While it wasn’t a surprise, it just made our jobs in the studio harder to do. I compare it to giving your 3-year-old a Little Tikes Toolset while you go and actually build a patio. You don’t want someone like that representing your company. The new boss was great because he was our friend who had worked in the studio for years. He knew exactly how long stuff took to do, could explain rendering, and could give the clients a reasonable ETA of our deliverables. What I guess I’m saying is: the best bosses are people who are also hands-on, and the best jobs are where the inmates run the asylum.

Aside from the economy, I think the reason why it’s become so bad in Chicago is because most ad agencies for years were operating with too many technologically challenged middlepersons like the afore-mentioned person.
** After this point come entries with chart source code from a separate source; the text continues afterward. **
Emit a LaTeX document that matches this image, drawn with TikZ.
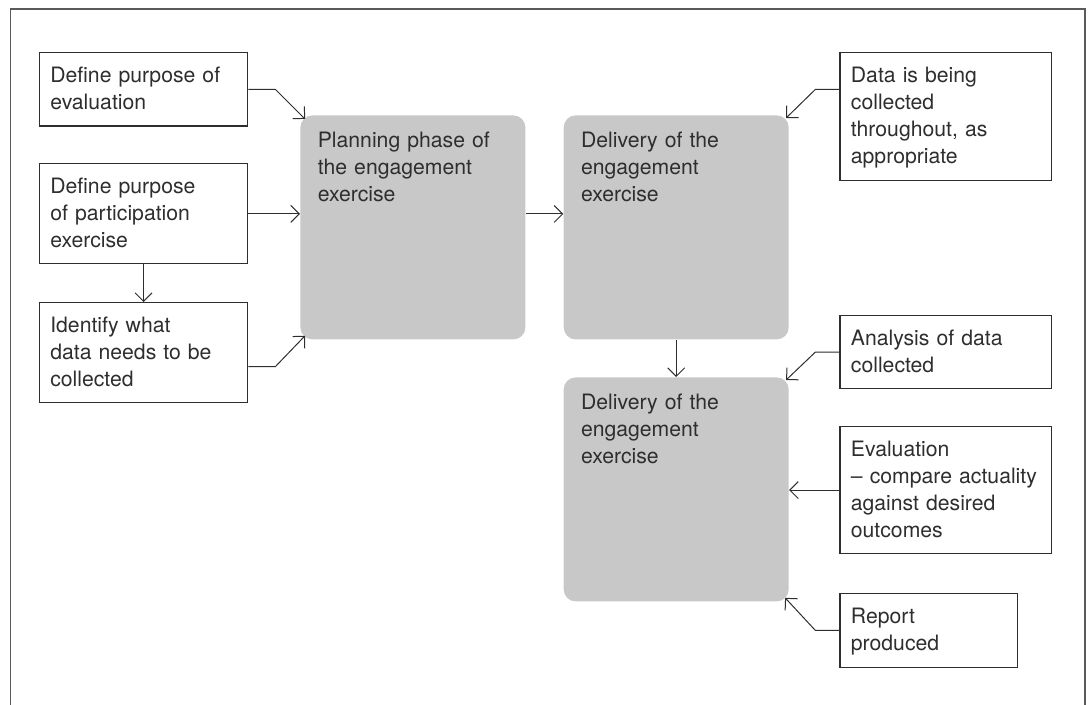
\documentclass[tikz,border=0pt]{standalone}
\usepackage{fontspec}
\setmainfont{TeX Gyre Heros}
\usepackage{xcolor}
\usetikzlibrary{arrows.meta,calc}

\definecolor{boxgrey}{HTML}{C8C8C8}
\definecolor{inkgrey}{HTML}{2E2E2E}
\definecolor{framegrey}{HTML}{5A5A5A}

\begin{document}
\frenchspacing
\begin{tikzpicture}[x=0.5pt,y=-0.5pt,draw=inkgrey,
  every node/.style={font=\fontsize{10.6}{13.45}\selectfont,text=inkgrey},
  note/.style={draw,line width=0.6pt,anchor=north west,inner xsep=5.5pt,inner ysep=6pt,
    text height=9pt,align=left,text width=#1,execute at end node={\rule[-2.1pt]{0pt}{2.1pt}}},
  phase/.style={fill=boxgrey,rounded corners=6pt,anchor=north west,inner xsep=8.7pt,inner ysep=7pt,
    text height=9pt,text depth=89pt,align=left,text width=95.1pt},
  link/.style={->,>={Straight Barb[angle=90:6pt]},line width=0.5pt}]
\useasboundingbox (0,0) rectangle (1090,705);
\draw[framegrey,line width=0.75pt] (10.7,705) -- (10.7,9) -- (1085,9) -- (1085,705);

\node[note=93.25pt] (evalpurp) at (38.7,52.3) {Define purpose of\\evaluation};
\node[note=93.25pt] (partpurp) at (38.7,163.3) {Define purpose\\of participation\\exercise};
\node[note=93.25pt] (datareq) at (38.7,302) {Identify what\\data needs to be\\collected};

\node[phase] (planning) at (300,115) {Planning phase of\\the engagement\\exercise};
\node[phase] (delivery) at (563.3,115) {Delivery of the\\engagement\\exercise};
\node[phase] (review) at (563.3,377) {Delivery of the\\engagement\\exercise};

\node[note=94.85pt] (collect) at (839.3,52.3) {Data is being\\collected\\throughout, as\\appropriate};
\node[note=94.85pt] (analysis) at (839.3,315) {Analysis of data\\collected};
\node[note=94.85pt] (evaluation) at (839.3,426) {Evaluation\\\textendash\ compare actuality\\against desired\\outcomes};
\node[note=77.7pt] (report) at (839.3,593) {Report\\produced};

\draw[link] (evalpurp.east) -- ++(27,0) -- ($(planning.north west)+(5,4)$);
\draw[link] (partpurp.east) -- (partpurp.east -| planning.west);
\draw[link] ($(datareq.east)+(0,14)$) -- ++(27,0) -- ($(planning.south west)+(5,-4)$);
\draw[link] (partpurp.south) -- (datareq.north);
\draw[link] (planning.east |- partpurp.east) -- (delivery.west |- partpurp.east);
\draw[link] (delivery.south) -- (review.north);
\draw[link] (collect.west |- evalpurp.east) -- ++(-24,0) -- ($(delivery.north east)+(-3,3)$);
\draw[link] (analysis.west) -- ++(-24,0) -- ($(review.north east)+(-3,3)$);
\draw[link] (evaluation.west) -- (evaluation.west -| review.east);
\draw[link] (report.west) -- ++(-24,0) -- ($(review.south east)+(-4,-4)$);
\end{tikzpicture}
\end{document}
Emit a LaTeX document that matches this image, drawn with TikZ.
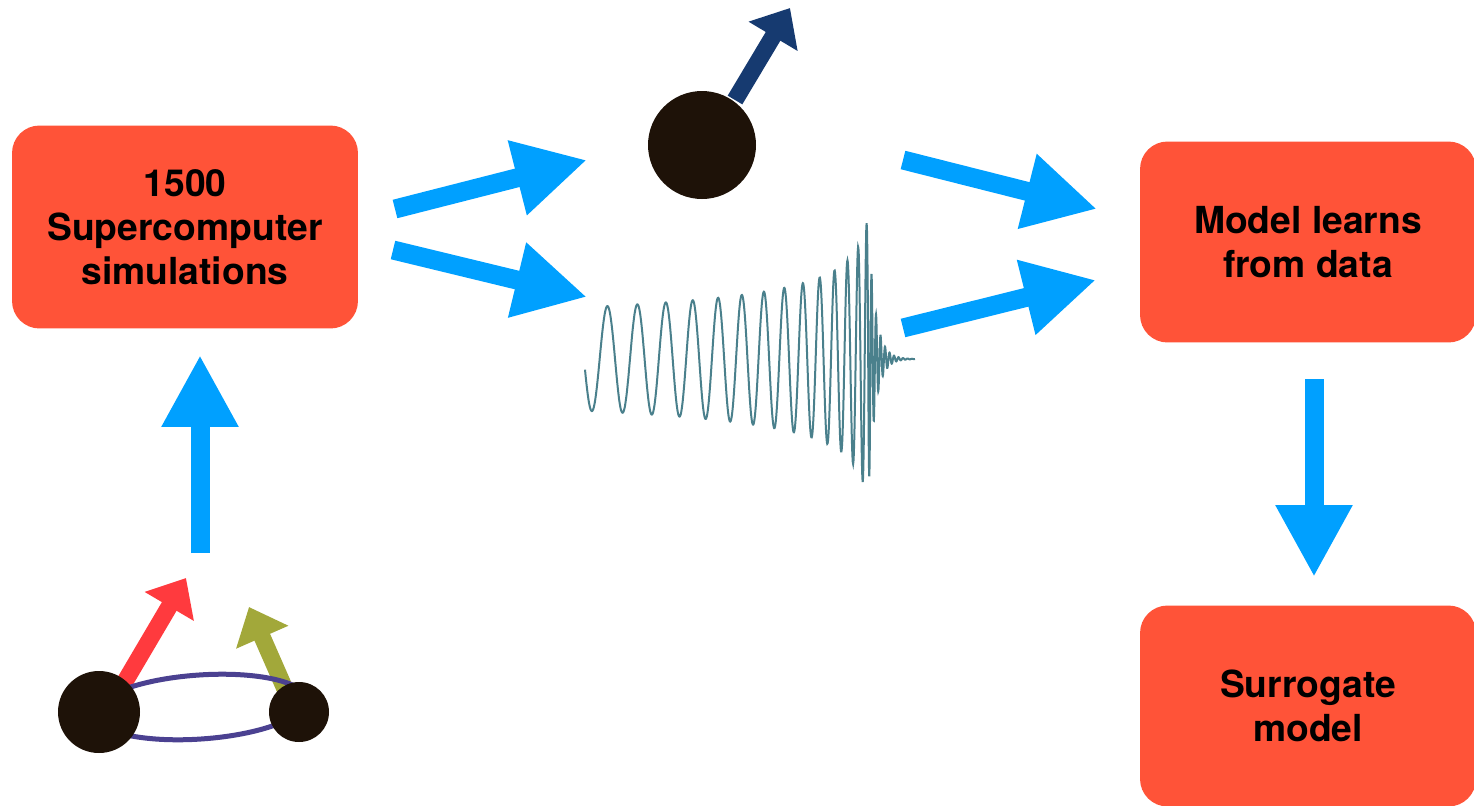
\documentclass[tikz,border=0pt]{standalone}
\usepackage{fontspec}
\setmainfont{TeX Gyre Heros}
\usetikzlibrary{arrows.meta}
\definecolor{boxred}{RGB}{255,83,56}
\definecolor{flowblue}{RGB}{0,160,255}
\definecolor{hole}{RGB}{30,18,8}
\definecolor{spinnavy}{RGB}{22,58,112}
\definecolor{spinred}{RGB}{255,58,62}
\definecolor{spinolive}{RGB}{162,168,58}
\definecolor{orbit}{RGB}{75,65,145}
\definecolor{strain}{RGB}{74,128,140}
\begin{document}
\begin{tikzpicture}[x=0.02cm,y=-0.02cm,
  box/.style={fill=boxred,rounded corners=0.55cm,align=center,
    font=\bfseries\fontsize{21.2}{25}\selectfont},
  flow/.style={flowblue,line width=0.38cm,-{Triangle[length=1.44cm,width=1.44cm]}},
  spin/.style={line width=0.34cm,-{Triangle[length=0.66cm,width=1.1cm]}}]
  \path[use as bounding box,fill=white] (0,0) rectangle (1474,805);

  \node[box,minimum width=6.92cm,minimum height=4.06cm] (sims) at (185,227) {1500\\Supercomputer\\simulations};
  \node[box,minimum width=6.72cm,minimum height=4.02cm] (learn) at (1308,242) {Model learns\\from data};
  \node[box,minimum width=6.72cm,minimum height=4.02cm] (surrogate) at (1308,706) {Surrogate\\model};

  \begin{scope}
    \draw[spin,spinred] (120,690) -- (186,578);
    \draw[spin,spinolive] (292,705) -- (249,607);
    \draw[orbit,line width=0.1cm,rotate around={4:(200,707)}] (200,707) ellipse [x radius=107,y radius=32];
    \fill[hole] (99,712) circle (41);
    \fill[hole] (299,712) circle (30);
  \end{scope}

  \begin{scope}
    \draw[spin,spinnavy] (735,100) -- (790,8);
    \fill[hole] (702,145) circle (54);
  \end{scope}

  \draw[strain,line width=0.04cm]
    plot[domain=290:7,samples=800] ({875-\x},{359+53*pow(\x/265,-0.275)*cos(211.4*pow(\x,0.58)+172)})
    -- plot[domain=0:47,samples=300] ({868+\x},{359+141*exp(-\x/7)*cos(211.4*pow(7,0.58)+172-80*\x)});

  \coordinate (binTop) at (200,553);
  \coordinate (simsIn) at (200,355);
  \coordinate (simsOutA) at (395,209);
  \coordinate (remnantIn) at (587,160);
  \coordinate (simsOutB) at (393,250);
  \coordinate (waveIn) at (587,297);
  \coordinate (remnantOut) at (903,160);
  \coordinate (learnInA) at (1097,209);
  \coordinate (waveOut) at (903,328);
  \coordinate (learnInB) at (1096,280);
  \coordinate (learnOut) at (1314,379);
  \coordinate (surrogateIn) at (1314,577);

  \draw[flow] (binTop) -- (simsIn);
  \draw[flow] (simsOutA) -- (remnantIn);
  \draw[flow] (simsOutB) -- (waveIn);
  \draw[flow] (remnantOut) -- (learnInA);
  \draw[flow] (waveOut) -- (learnInB);
  \draw[flow] (learnOut) -- (surrogateIn);
\end{tikzpicture}
\end{document}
Thus, the innocents (designers) suffer. Clients don’t like to spend money as it is, but there is no way this guy should have been making 2.5x my salary. And that explains why all the former giants like Frankel, Ogilvy, Burnett, etc. went thru massive layoffs and had to settle for consolidation under 4 or 5 European corporate umbrellas, who basically wanna make every company Arthur Andersen; More work, less play, and less pay. With the war going on and everything, Europe knows they’re in control a huge chunk of the design job market.

All I keep on hearing is how amazing an opportunity it is for job seekers to look in Chicago.

Ok, I am designer in Chicago with a great job. BUT- I have numerous friends who live here (would not have to relocate- a huge benefit for employers) who are extremely talented and capable who are and have been umemployed.

I am not saying that this is any different than any other place in the US. But if you are looking for a place to start, any major metro-type are with a good sense of culture will probably do for the design-minded individual. If I wasn’t offered a job here, trust me, I’d be in a warmer climate.

This being said, I love Chicago. The people here are great. The city is beautiful. But be aware of the current market and understand that the creative industry in the whole US is hurting in spite of new encouraging economic data.

So I am not sure what point I made here, but I hope I may have said something at least remotely coherent.

You have. I graduated in 2002 from UIC and I am still unemployed. Granted I didn’t look as hard as I should have since the economy was sour, but this was the best year I’ve had as far as interviewing opportunities in Chicago. Chicago’s a great city and I want to stay local.